Air Combat Command is also set to get two Textron AT-6 Wolverine light attack aircraft, another very mature design, to conduct various networking experiments, another follow-on to the Air Force's most recent light attack aircraft plans, which the service publicly announced it had canceled in February. You can read more about the saga of that program, which began in 2017, in this past War Zone piece.
In addition to the A-29 and AT-6, armed crop duster designs from Iomax, which are also combat-proven, as well as similar aircraft that Air Tractor and L3 are producing, are almost certain to be among the competing offerings. In 2018, Czech aircraft manufacturer Aero Vodochody and Israel Aerospace Industries, or IAI, said they were interested in pitching a version of the former company's Albatross light jet series to the Air Force for its light attack aircraft effort and they could easily do the same for SOCOM's new program. Textron's Scorpion light jet, which the Air Force has also employed as a sensor testbed, is another possible contender.

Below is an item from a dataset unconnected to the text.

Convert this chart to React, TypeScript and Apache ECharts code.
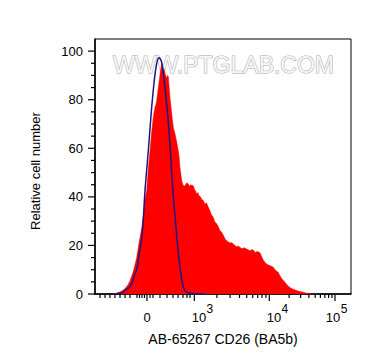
import React, { useEffect, useRef } from "react";
import * as echarts from "echarts";

const FONT = "'Liberation Sans', Arial, Helvetica, sans-serif";

// Histogram of the stained sample (x in display channels 0-256, y relative count)
const sampleChannel = [18, 22, 26, 30, 33, 35, 38, 40, 41.7, 44, 46.7, 48.5, 50, 51.7, 53, 55, 56.5, 58.3, 60, 61, 61.7, 63, 64.3, 65.5, 66.7, 67.5, 68.3, 69, 70, 71, 71.7, 72.5, 73.3, 74, 75, 76.5, 78.3, 79, 80, 81.5, 83.3, 84, 85, 86.7, 88, 89, 90, 91.5, 92.5, 93.3, 94.5, 95.5, 96.5, 98.3, 99.5, 100.5, 101.7, 103, 104, 105.5, 107, 108.3, 110, 111.5, 113, 115, 116.5, 118, 120, 121.5, 123, 125, 126.5, 128, 130, 131.5, 133, 135, 136.5, 138.3, 140, 141.5, 143, 145, 147, 149, 151.7, 153, 155, 157, 158.5, 160, 162, 163.5, 165, 166.5, 168, 170, 172, 174, 176, 178.3, 180, 181.5, 183.3, 185, 187, 190, 192, 194, 196, 198.3, 201, 203, 206, 208.3, 211, 214, 218];
const sampleCount = [0, 0.4, 1, 2.2, 3.8, 5.5, 9, 12, 15, 21, 27, 33, 39, 42.6, 50, 59, 66, 72.8, 77, 78, 79.7, 84, 88, 92, 94.8, 93.5, 92, 92.8, 91, 89.5, 89, 90, 89.5, 86, 81, 75, 68.7, 67.5, 66, 63, 59, 57, 52, 46.7, 45, 44.5, 44.6, 45.8, 45.5, 45.3, 44.3, 45, 44.8, 44.6, 43, 42.5, 41.2, 41.8, 40.5, 40, 38.8, 38.5, 37, 37.6, 36, 34.3, 32.5, 31.8, 29.5, 29, 28, 26, 25.5, 24.5, 22.7, 22, 21.5, 21, 21.2, 20.6, 20, 19.5, 19.8, 19.2, 18.6, 19, 18.5, 18.2, 17.8, 18.3, 18, 17.1, 17.5, 17.3, 17, 15.5, 14.2, 13, 12.2, 11.8, 11.5, 11, 10, 9.5, 8.9, 7.5, 6.2, 4.8, 3.8, 3, 2.4, 2, 1.5, 1.2, 0.9, 0.7, 0.4, 0.2, 0];

// Histogram of the isotype control
const controlChannel = [20, 25, 28, 31, 35, 37, 38.5, 40, 41.7, 43, 44, 45.5, 46.7, 48, 48.5, 50, 51.7, 53.3, 55, 56.7, 58.3, 60, 61.3, 62.3, 63.3, 64.3, 65.3, 66.7, 68.3, 70, 71.7, 73.3, 75, 76.7, 78.3, 80, 81.7, 83.3, 85, 86.7, 88.3, 90, 92, 95, 100, 110];
const controlCount = [0, 0.3, 0.8, 1.8, 3, 4.5, 6.5, 8.5, 10, 13, 16, 19.5, 23, 29, 32, 42.6, 51, 59, 68, 77, 84, 90.5, 94, 96, 97, 97.3, 96.8, 95.5, 91, 85, 78, 71, 61, 50, 40.5, 32, 24, 17, 11, 6, 3, 1.5, 0.7, 0.3, 0.1, 0];

// x axis (biexponential display, positions in channels)
const xMajorTicks = [52, 99.3, 174.3, 240];
const xTickBase = ["0", "10", "10", "10"];
const xTickExp = ["", "3", "4", "5"];
const xMinorTicks = [5, 10, 15, 20, 25, 30, 35, 42, 44.5, 47, 49.5, 55, 58, 65, 72, 78, 83, 88, 92, 95, 121.9, 135.1, 144.5, 151.7, 157.7, 162.7, 167, 170.9, 194.1, 205.6, 213.9, 220.2, 225.4, 229.8, 233.6, 237];

// y axis
const yMajorTicks = [0, 20, 40, 60, 80, 100];
const yMinorTicks = [5, 10, 15, 25, 30, 35, 45, 50, 55, 65, 70, 75, 85, 90, 95];

const X_MAX = 256;
const Y_MAX = 105;

const tickStyle = { stroke: "#000", lineWidth: 1.2 };

const staticGraphics: any[] = [
  {
    type: "text",
    id: "watermark",
    x: 223.5,
    y: 65,
    z: -1,
    silent: true,
    style: {
      text: "WWW.PTGLAB.COM",
      fontSize: 23,
      fontFamily: FONT,
      fill: "#f6f6f6",
      stroke: "#a9a9a9",
      lineWidth: 1,
      align: "center",
      verticalAlign: "middle",
    },
  },
  {
    type: "text",
    id: "ytitle",
    x: 35,
    y: 171,
    rotation: Math.PI / 2,
    style: {
      text: "Relative cell number",
      fontSize: 13,
      fontFamily: FONT,
      fill: "#000",
      align: "center",
      verticalAlign: "middle",
    },
  },
  {
    type: "text",
    id: "xtitle",
    x: 223,
    y: 339,
    style: {
      text: "AB-65267 CD26 (BA5b)",
      fontSize: 14,
      fontFamily: FONT,
      fill: "#000",
      align: "center",
      verticalAlign: "middle",
    },
  },
];

export default function App() {
  const ref = useRef<HTMLDivElement>(null);
  useEffect(() => {
    const chart = echarts.init(ref.current as HTMLDivElement, null, { renderer: "svg" });
    const option: any = {
      animation: false,
      grid: {
        left: 95,
        top: 39,
        width: 256,
        height: 255,
        show: true,
        borderColor: "#000",
        borderWidth: 1,
        backgroundColor: "transparent",
      },
      xAxis: {
        type: "value",
        min: 0,
        max: X_MAX,
        axisLine: { show: true, lineStyle: { color: "#000", width: 1.5 } },
        axisTick: { show: false },
        axisLabel: { show: false },
        splitLine: { show: false },
      },
      yAxis: {
        type: "value",
        min: 0,
        max: Y_MAX,
        axisLine: { show: true, lineStyle: { color: "#000", width: 1.5 } },
        axisTick: { show: false },
        axisLabel: { show: false },
        splitLine: { show: false },
      },
      graphic: staticGraphics,
      series: [
        {
          type: "line",
          name: "CD26",
          data: sampleChannel.map((c, i) => [c, sampleCount[i]]),
          showSymbol: false,
          lineStyle: { color: "#ff0000", width: 0.5 },
          areaStyle: { color: "#ff0000", opacity: 1 },
          z: 2,
        },
        {
          type: "line",
          name: "Isotype",
          data: controlChannel.map((c, i) => [c, controlCount[i]]),
          showSymbol: false,
          smooth: 0.3,
          lineStyle: { color: "#1c1683", width: 1.5 },
          z: 3,
        },
        {
          type: "custom",
          name: "xMinor",
          clip: false,
          silent: true,
          data: xMinorTicks.map((v) => [v, 0]),
          renderItem: (_p: any, api: any) => {
            const p = api.coord([api.value(0), 0]);
            return { type: "line", shape: { x1: p[0], y1: p[1], x2: p[0], y2: p[1] + 4 }, style: tickStyle };
          },
        },
        {
          type: "custom",
          name: "xMajor",
          clip: false,
          silent: true,
          data: xMajorTicks.map((v) => [v, 0]),
          renderItem: (_p: any, api: any) => {
            const p = api.coord([api.value(0), 0]);
            return { type: "line", shape: { x1: p[0], y1: p[1], x2: p[0], y2: p[1] + 7 }, style: tickStyle };
          },
        },
        {
          type: "custom",
          name: "yMinor",
          clip: false,
          silent: true,
          data: yMinorTicks.map((v) => [0, v]),
          renderItem: (_p: any, api: any) => {
            const p = api.coord([0, api.value(1)]);
            return { type: "line", shape: { x1: p[0] - 4, y1: p[1], x2: p[0], y2: p[1] }, style: tickStyle };
          },
        },
        {
          type: "custom",
          name: "yMajor",
          clip: false,
          silent: true,
          data: yMajorTicks.map((v) => [0, v]),
          renderItem: (_p: any, api: any) => {
            const p = api.coord([0, api.value(1)]);
            return { type: "line", shape: { x1: p[0] - 7, y1: p[1], x2: p[0], y2: p[1] }, style: tickStyle };
          },
        },
      ],
    };
    chart.setOption(option);

    // Tick labels placed through the axes' own scales
    const labels: any[] = [];
    const rightEdge = chart.convertToPixel({ gridIndex: 0 }, [X_MAX, 0])[0];
    xMajorTicks.forEach((v, i) => {
      const p = chart.convertToPixel({ gridIndex: 0 }, [v, 0]);
      const base = xTickBase[i];
      const exp = xTickExp[i];
      if (!exp) {
        labels.push({
          type: "text",
          id: "xl" + i,
          x: p[0],
          y: p[1] + 23.5,
          style: { text: base, fontSize: 13, fontFamily: FONT, fill: "#000", align: "center", verticalAlign: "middle" },
        });
      } else {
        const baseW = base.length * 0.556 * 13;
        const expW = exp.length * 0.556 * 12;
        let left = p[0] - 2.6;
        const maxRight = rightEdge - 4;
        if (left + baseW + expW > maxRight) left = maxRight - baseW - expW;
        labels.push({
          type: "text",
          id: "xl" + i,
          x: left,
          y: p[1] + 23.5,
          style: { text: base, fontSize: 13, fontFamily: FONT, fill: "#000", align: "left", verticalAlign: "middle" },
        });
        labels.push({
          type: "text",
          id: "xe" + i,
          x: left + baseW + 0.3,
          y: p[1] + 14.5,
          style: { text: exp, fontSize: 12, fontFamily: FONT, fill: "#000", align: "left", verticalAlign: "middle" },
        });
      }
    });
    yMajorTicks.forEach((v, i) => {
      const p = chart.convertToPixel({ gridIndex: 0 }, [0, v]);
      labels.push({
        type: "text",
        id: "yl" + i,
        x: p[0] - 12,
        y: p[1],
        style: { text: String(v), fontSize: 13, fontFamily: FONT, fill: "#000", align: "right", verticalAlign: "middle" },
      });
    });
    chart.setOption({ graphic: staticGraphics.concat(labels) });
    return () => chart.dispose();
  }, []);
  return <div ref={ref} style={{ position: "absolute", left: 0, top: 0, width: 372, height: 364 }} />;
}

On top of all that, just last August, Paramount filed for bankruptcy protection for the division responsible for work on the AHRLAC, also known as the Mwari, on which the Bronco II is based. That aircraft has been in development since 2009, first as a joint venture with Aerosud, another South African firm, and now in partnership with private investors. In 2018, the company announced the sale of the first one of these planes to a still undisclosed customer.
As such, winning SOCOM's armed overwatch deal would a be a major boon for the entire AHRLAC/Bronco II endeavor, but it looks set to be a very uphill battle for Leidos, Paramount, and Vertex.